ESG data and scores are growing in importance as companies put it to wider use within their enterprises, beyond regulatory requirements.
As well as being the cornerstone of meeting reporting regulations and guiding investors on capital allocation decisions, the data is increasingly being used in risk management and in setting business strategies, according to S&P Global. The ratings giant also said that engagement with corporates on their ESG reporting strategy and the growth of tightly focused ESG indexing is helping to yield more data.
“What we’re seeing now is a shift in perception of how an ESG score potentially could be used,” Manjit Jus, Managing Director and Global Head of ESG Research and Data at S&P’s Sustainable1 unit said during a recent webinar. “ESG scores are no longer this standalone, one-size-fits-all concept… it’s changing because increasingly it’s being seen as the sum of many different parts that are relevant and usable in their own right.”
Demand for data is growing as investment into sustainable assets surges. Funds flowing into ESG-linked ETFs alone grew from US$170 billion in 2020, to $430 billion last year, according to S&P Dow Jones Index Managing Director, Global Head of ESG Indices Jaspreet Duhra. Deloitte estimates that ESG-securities will account for more than half of all assets by 2025 and be valued at roughly $35 trillion.

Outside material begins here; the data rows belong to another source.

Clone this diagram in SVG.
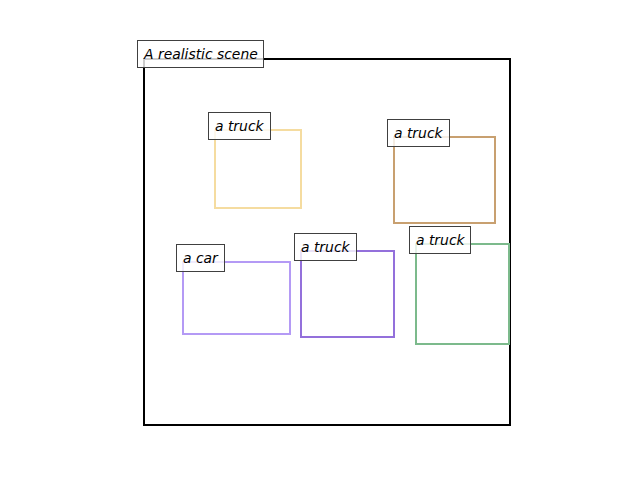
<svg xmlns="http://www.w3.org/2000/svg" width="640" height="480" viewBox="0 0 640 480">
<style>
.box{fill:none;stroke-width:2}
.lb{fill:#ffffff;fill-opacity:0.8;stroke:#404040;stroke-width:1}
.t{font-family:"DejaVu Sans",sans-serif;font-style:italic;font-size:13.9px;fill:#000}
</style>
<rect x="0" y="0" width="640" height="480" fill="#ffffff"/>
<g id="frame"><rect x="144" y="59" width="366" height="366" fill="none" stroke="#000" stroke-width="2"/></g>
<g id="connectors"></g>
<g id="truck1">
<rect class="box" x="215" y="130" width="86" height="78" stroke="#f5dca0"/>
<rect class="lb" x="208.5" y="112.5" width="62" height="27"/>
<text class="t" x="215" y="131">a truck</text>
</g>
<g id="truck2">
<rect class="box" x="394" y="137" width="101" height="86" stroke="#c8a070"/>
<rect class="lb" x="387.5" y="119.5" width="62" height="27"/>
<text class="t" x="394" y="138">a truck</text>
</g>
<g id="car">
<rect class="box" x="183" y="262" width="107" height="72" stroke="#b49af5"/>
<rect class="lb" x="176.5" y="244.5" width="48" height="27"/>
<text class="t" x="183" y="263">a car</text>
</g>
<g id="truck3">
<rect class="box" x="301" y="251" width="93" height="86" stroke="#9370db"/>
<rect class="lb" x="294.5" y="233.5" width="62" height="27"/>
<text class="t" x="301" y="252">a truck</text>
</g>
<g id="truck4">
<rect class="box" x="416" y="244" width="93" height="100" stroke="#7cba8c"/>
<rect class="lb" x="409.5" y="226.5" width="61" height="27"/>
<text class="t" x="416" y="245">a truck</text>
</g>
<g id="title">
<rect class="lb" x="137.5" y="40.5" width="126" height="27"/>
<text class="t" x="144" y="59">A realistic scene</text>
</g>
</svg>
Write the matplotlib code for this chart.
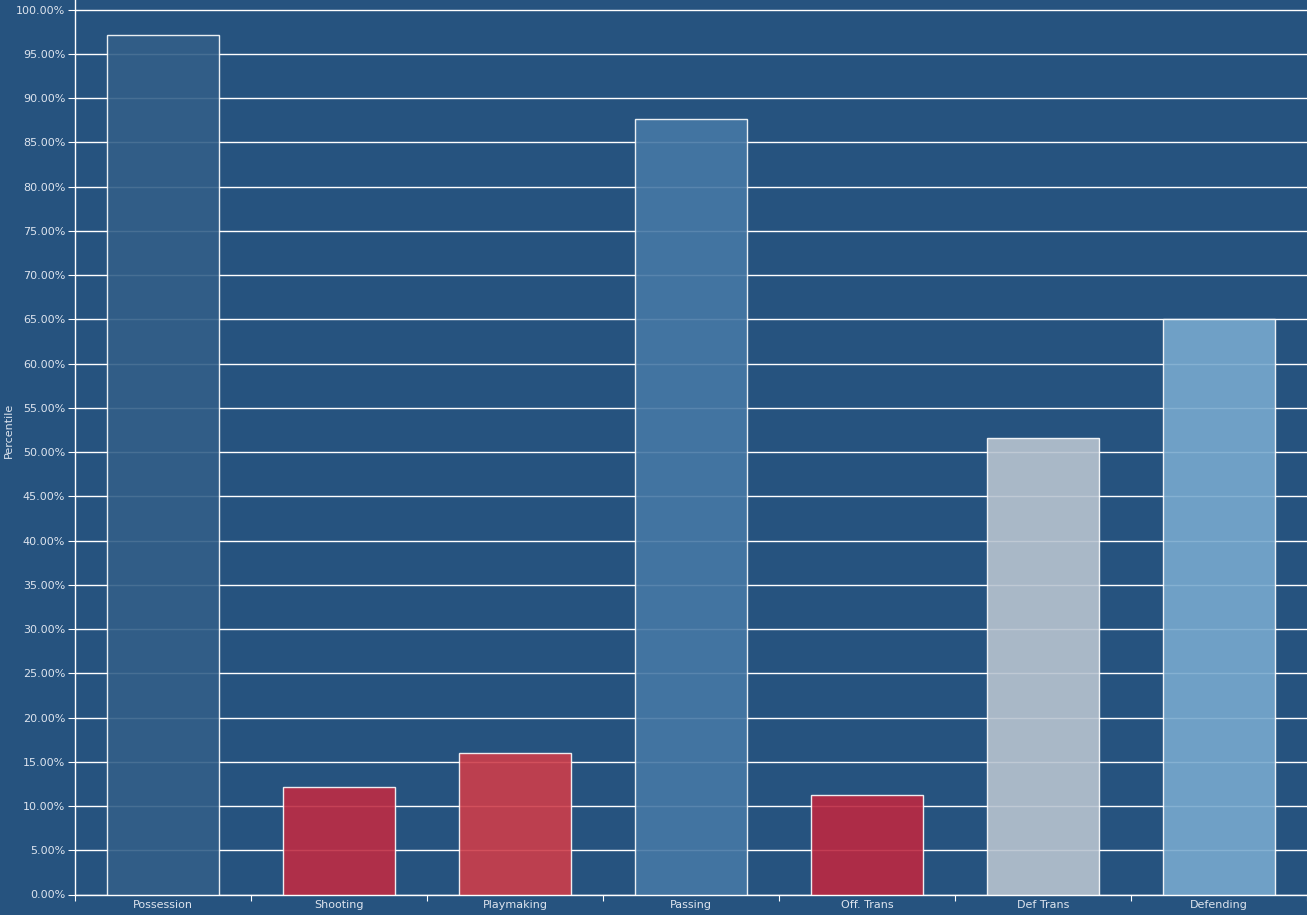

At the same time regulators are beginning to get a grasp of ESG disclosures and are putting in place directives for corporates to follow, adding to the pool of information and putting pressure on data providers to feed it to asset managers.
Strategy and Risk-Management
As companies and financial institutions buy in more data, they are making broader use of it. Executives are utilising ESG scores and data to shape their medium- and long-term strategies for everything from “product to procurement to HR”, said James McMahon, Chief Executive and co-founder of The Climate Service, a climate-risk calculator that S&P acquired earlier this month.
ESG information is also informing risk calculations for investments and operations, especially in infrastructure and real estate, in order to improve their risk-adjusted returns.
“This makes sense since all business functions operate in the context of the weather and how it changes, that is to say, the changing climate,” McMahon said.
S&P predicts that the volume of available data will grow as companies and financial institutions become more aware of their regulatory obligations and client demands.
That’s especially the case in niche sectors, emerging markets and private companies, which will all yield more intel as a result of engagement by asset managers and the proliferation of ESG-linked indexes. This will incentivise corporates to gather their own ESG data, said Jus.
“We found that involving the companies you’re researching helps not only you but also the challenge of collecting data,” he said. “That helps us become better in terms of asking the right questions. At the same time involving companies and challenging them … helps them think about things that they may have thought about, but haven’t maybe had the internal buy-in to really discuss more formally.”
ESG indexing is also helping to extend the pool of data available. While ESG-linked indexes have been around or two decades, their growth in the past few years has seen them narrow their focus as investors have sought funds more specific mandates.
That’s helped open up the ESG landscape by exposing investors to a wider variety of markets as the indexes have targeted more specialised sectors and smaller regions, said Duhra.
“As we move more into emerging markets one of the challenges is around the data coverage – we’re concerned about what companies are disclosing and about the quality of the exposure,” she said.
“This is where we’re leaning on our research providers and partners to validate that data to give assurance about the quality of disclosures and potentially fill those (data) gaps.”